Date of Award

6-1-2023

Publication Type

Thesis

Degree Name

M.A.Sc.

Department

Electrical and Computer Engineering

Keywords

CNN;CPU;DL;GPU;ML;vgg16

Supervisor

Mohammed Khalid

Creative Commons License

Creative Commons Attribution 4.0 International License
This work is licensed under a Creative Commons Attribution 4.0 International License.

Abstract

Deep learning (DL) has proven to be a significant solution for analyzing complex datasets such as images, videos, text, and speech. Convolutional neural networks (CNN) have proven to be one of the most popular and powerful deep neural networks to perform image classification. However, due to its high computational complexity, high speed and accuracy required in many real-world applications, CNN implementation presents a computational challenge for computing devices. The recent advances in hardware have led to the emergence of the graphical processing unit (GPU) as a solution for speeding up the process of executing complex deep learning algorithms. Although a central processing unit (CPU) is designed to handle a wide range of tasks quickly, it is limited in the concurrency of tasks that it can execute in parallel.
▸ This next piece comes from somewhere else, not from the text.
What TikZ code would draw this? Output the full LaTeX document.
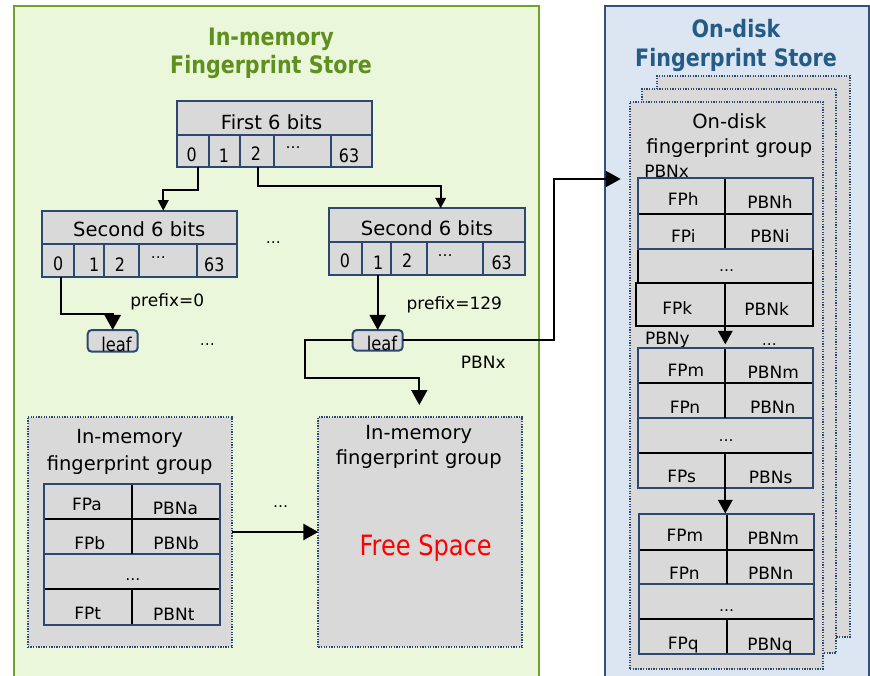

This research presents a comparative analysis of CPU and GPU for image classification using the pre-trained Caffe vgg16 CNN model optimized by Intel OpenVINO's model optimizer feature. OpenVINO is an open-source toolkit for optimizing and deploying DL inference. It also boosts deep learning performance in computer vision, speech recognition, and other common tasks. Performance characteristics of the optimized model for image classification were studied by running it on the Intel Core i5-1035G1 CPU and Intel UHD Graphics G1 GPU. Moreover, the accuracy was tested by running the optimized models on the first 50,000 images of the ImageNet 2012 validation dataset. The research indicates that GPU implementation is on average 1.5x times faster than the CPU implementation for the single precision optimized model and on average 2x times faster than the CPU implementation for the half-precision optimized model. On CPU, the single precision optimized model achieves 70.96% top-1 accuracy and 89.88% top-5 accuracy, and the half-precision optimized model achieves 64.64% top-1 accuracy and 86.21% top-5 accuracy. On GPU, the difference between the single precision optimized model and the half-precision optimized model on top-1 and top-5 accuracies are almost the same as CPU. The research also shows that there exists a significant latency-throughput trade-off.